Figure scripts:

_ _ _ _ _ _ _

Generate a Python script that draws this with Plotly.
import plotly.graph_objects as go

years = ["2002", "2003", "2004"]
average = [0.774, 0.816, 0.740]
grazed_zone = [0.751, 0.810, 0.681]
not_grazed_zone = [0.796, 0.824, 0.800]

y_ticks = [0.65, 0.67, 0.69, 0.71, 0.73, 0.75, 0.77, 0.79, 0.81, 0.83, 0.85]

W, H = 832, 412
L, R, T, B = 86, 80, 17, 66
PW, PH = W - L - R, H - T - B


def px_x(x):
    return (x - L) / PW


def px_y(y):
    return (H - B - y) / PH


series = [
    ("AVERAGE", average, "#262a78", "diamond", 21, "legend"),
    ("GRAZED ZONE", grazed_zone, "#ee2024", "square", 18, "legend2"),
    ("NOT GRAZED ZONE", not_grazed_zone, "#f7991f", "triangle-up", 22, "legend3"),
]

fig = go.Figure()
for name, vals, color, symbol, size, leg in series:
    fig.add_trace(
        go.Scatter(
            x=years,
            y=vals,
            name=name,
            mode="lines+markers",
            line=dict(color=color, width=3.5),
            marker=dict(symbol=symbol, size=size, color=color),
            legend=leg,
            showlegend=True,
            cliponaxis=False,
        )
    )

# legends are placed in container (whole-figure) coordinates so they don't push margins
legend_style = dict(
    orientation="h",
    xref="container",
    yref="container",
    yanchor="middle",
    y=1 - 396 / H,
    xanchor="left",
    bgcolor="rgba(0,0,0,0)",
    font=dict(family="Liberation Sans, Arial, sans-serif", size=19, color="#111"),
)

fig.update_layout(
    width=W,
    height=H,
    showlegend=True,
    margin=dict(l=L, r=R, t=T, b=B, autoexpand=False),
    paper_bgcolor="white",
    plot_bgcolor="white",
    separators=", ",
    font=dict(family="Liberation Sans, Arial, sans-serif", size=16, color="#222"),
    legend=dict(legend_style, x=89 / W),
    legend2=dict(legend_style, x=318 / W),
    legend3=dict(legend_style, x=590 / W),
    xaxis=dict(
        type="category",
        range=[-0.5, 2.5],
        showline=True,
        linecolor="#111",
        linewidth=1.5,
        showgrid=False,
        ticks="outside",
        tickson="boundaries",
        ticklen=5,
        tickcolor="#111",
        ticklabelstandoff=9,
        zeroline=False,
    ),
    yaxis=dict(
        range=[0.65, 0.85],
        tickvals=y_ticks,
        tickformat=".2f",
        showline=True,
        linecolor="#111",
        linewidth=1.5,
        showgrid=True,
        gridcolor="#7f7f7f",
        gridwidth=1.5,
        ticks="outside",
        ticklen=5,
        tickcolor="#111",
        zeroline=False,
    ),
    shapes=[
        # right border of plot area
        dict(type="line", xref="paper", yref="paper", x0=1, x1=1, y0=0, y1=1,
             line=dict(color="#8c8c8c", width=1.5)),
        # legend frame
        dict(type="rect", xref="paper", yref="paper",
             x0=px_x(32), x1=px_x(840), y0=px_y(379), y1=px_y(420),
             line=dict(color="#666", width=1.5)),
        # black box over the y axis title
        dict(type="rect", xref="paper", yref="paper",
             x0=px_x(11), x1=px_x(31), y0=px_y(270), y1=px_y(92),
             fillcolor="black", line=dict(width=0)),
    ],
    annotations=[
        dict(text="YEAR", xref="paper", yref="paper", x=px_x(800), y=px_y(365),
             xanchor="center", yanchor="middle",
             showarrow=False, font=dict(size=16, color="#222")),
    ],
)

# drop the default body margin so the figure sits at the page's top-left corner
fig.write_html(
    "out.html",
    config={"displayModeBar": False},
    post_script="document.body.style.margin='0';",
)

_ _ _ _ _ _ _

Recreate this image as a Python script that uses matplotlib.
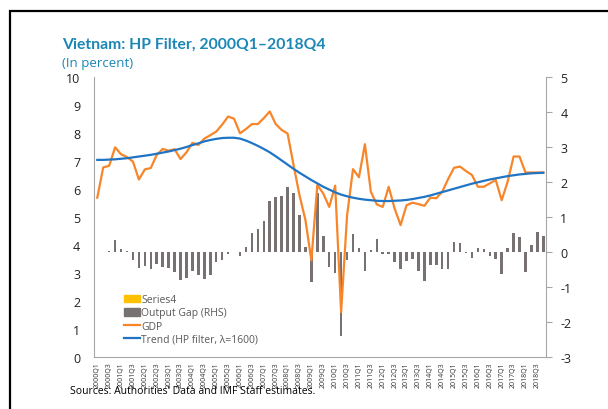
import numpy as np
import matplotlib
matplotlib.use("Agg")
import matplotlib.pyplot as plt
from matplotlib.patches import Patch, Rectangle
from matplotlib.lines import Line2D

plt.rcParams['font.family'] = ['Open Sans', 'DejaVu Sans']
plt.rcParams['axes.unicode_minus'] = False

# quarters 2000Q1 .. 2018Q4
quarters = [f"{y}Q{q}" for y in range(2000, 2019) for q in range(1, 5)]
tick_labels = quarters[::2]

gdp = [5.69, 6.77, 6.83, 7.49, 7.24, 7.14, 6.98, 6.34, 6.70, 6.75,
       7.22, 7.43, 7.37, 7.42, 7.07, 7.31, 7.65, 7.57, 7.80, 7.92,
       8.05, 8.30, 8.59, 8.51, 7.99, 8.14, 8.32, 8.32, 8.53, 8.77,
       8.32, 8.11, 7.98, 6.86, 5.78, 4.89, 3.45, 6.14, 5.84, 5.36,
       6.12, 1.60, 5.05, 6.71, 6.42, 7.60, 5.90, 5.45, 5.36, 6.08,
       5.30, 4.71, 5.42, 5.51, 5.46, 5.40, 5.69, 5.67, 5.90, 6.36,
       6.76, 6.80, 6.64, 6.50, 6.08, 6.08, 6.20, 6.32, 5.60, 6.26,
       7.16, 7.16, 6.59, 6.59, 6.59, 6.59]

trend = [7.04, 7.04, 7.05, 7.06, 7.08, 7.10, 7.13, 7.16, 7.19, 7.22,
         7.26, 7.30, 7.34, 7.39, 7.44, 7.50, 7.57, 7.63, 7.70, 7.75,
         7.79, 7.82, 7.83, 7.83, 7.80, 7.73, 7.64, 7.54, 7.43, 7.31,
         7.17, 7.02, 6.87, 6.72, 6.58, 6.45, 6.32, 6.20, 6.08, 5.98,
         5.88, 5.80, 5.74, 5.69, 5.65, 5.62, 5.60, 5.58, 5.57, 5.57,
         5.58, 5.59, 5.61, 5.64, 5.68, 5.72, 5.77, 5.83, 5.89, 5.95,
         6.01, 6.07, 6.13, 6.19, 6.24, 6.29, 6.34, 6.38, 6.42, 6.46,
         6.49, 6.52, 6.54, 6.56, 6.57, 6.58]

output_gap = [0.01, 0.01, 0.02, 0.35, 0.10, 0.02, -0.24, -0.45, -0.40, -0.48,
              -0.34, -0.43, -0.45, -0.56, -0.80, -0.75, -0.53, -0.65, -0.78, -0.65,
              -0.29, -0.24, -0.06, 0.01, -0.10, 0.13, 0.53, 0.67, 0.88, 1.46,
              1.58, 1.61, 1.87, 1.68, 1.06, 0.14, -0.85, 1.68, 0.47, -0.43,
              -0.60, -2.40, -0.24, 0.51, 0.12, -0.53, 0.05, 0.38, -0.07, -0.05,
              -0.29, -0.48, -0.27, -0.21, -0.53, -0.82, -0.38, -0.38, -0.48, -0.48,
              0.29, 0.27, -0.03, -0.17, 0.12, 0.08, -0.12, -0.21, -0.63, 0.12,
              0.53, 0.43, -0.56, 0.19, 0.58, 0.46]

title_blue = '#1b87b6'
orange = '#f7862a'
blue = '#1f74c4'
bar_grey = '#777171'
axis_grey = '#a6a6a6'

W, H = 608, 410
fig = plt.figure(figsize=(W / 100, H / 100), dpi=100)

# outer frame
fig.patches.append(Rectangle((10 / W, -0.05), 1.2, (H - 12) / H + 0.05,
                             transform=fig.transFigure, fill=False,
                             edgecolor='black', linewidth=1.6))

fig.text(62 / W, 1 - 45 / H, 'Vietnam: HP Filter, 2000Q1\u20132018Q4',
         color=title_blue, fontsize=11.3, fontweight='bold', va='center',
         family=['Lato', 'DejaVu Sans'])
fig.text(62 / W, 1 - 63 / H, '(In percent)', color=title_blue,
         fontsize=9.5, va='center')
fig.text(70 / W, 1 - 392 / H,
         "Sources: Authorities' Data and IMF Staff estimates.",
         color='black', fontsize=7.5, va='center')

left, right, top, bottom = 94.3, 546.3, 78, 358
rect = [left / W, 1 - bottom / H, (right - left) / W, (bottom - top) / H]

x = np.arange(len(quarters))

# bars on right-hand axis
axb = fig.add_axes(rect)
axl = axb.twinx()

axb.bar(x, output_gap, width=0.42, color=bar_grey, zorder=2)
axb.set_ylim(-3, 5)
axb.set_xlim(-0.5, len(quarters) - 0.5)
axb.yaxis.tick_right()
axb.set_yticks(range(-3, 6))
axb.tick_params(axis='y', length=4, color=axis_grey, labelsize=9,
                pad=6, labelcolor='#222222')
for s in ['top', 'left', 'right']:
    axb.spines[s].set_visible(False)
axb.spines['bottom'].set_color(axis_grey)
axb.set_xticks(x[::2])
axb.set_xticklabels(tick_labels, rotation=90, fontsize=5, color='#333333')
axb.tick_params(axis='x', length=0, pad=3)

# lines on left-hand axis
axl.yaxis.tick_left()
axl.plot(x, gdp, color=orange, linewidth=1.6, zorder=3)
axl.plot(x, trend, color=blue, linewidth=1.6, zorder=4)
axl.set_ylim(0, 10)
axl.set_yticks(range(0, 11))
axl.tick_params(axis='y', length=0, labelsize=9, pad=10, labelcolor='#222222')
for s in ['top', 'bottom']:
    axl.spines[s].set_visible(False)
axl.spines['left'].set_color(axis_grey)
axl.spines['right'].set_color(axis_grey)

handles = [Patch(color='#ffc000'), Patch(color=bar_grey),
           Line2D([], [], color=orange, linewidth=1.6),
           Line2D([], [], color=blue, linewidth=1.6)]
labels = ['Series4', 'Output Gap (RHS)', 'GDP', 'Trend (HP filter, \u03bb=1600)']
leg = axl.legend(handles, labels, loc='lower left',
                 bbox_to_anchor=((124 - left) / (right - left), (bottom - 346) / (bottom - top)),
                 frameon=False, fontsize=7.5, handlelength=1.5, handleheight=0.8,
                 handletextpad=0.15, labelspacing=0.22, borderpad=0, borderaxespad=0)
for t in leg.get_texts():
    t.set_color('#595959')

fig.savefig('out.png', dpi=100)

_ _ _ _ _ _ _

> Task description
The lines to reproduce run from the one above containing "Recreate this image" through the one containing "tick_labels = quarters[::2]". Copy them exactly and leave out all pictures.

> Result of the task
Recreate this image as a Python script that uses matplotlib.
import numpy as np
import matplotlib
matplotlib.use("Agg")
import matplotlib.pyplot as plt
from matplotlib.patches import Patch, Rectangle
from matplotlib.lines import Line2D

plt.rcParams['font.family'] = ['Open Sans', 'DejaVu Sans']
plt.rcParams['axes.unicode_minus'] = False

# quarters 2000Q1 .. 2018Q4
quarters = [f"{y}Q{q}" for y in range(2000, 2019) for q in range(1, 5)]
tick_labels = quarters[::2]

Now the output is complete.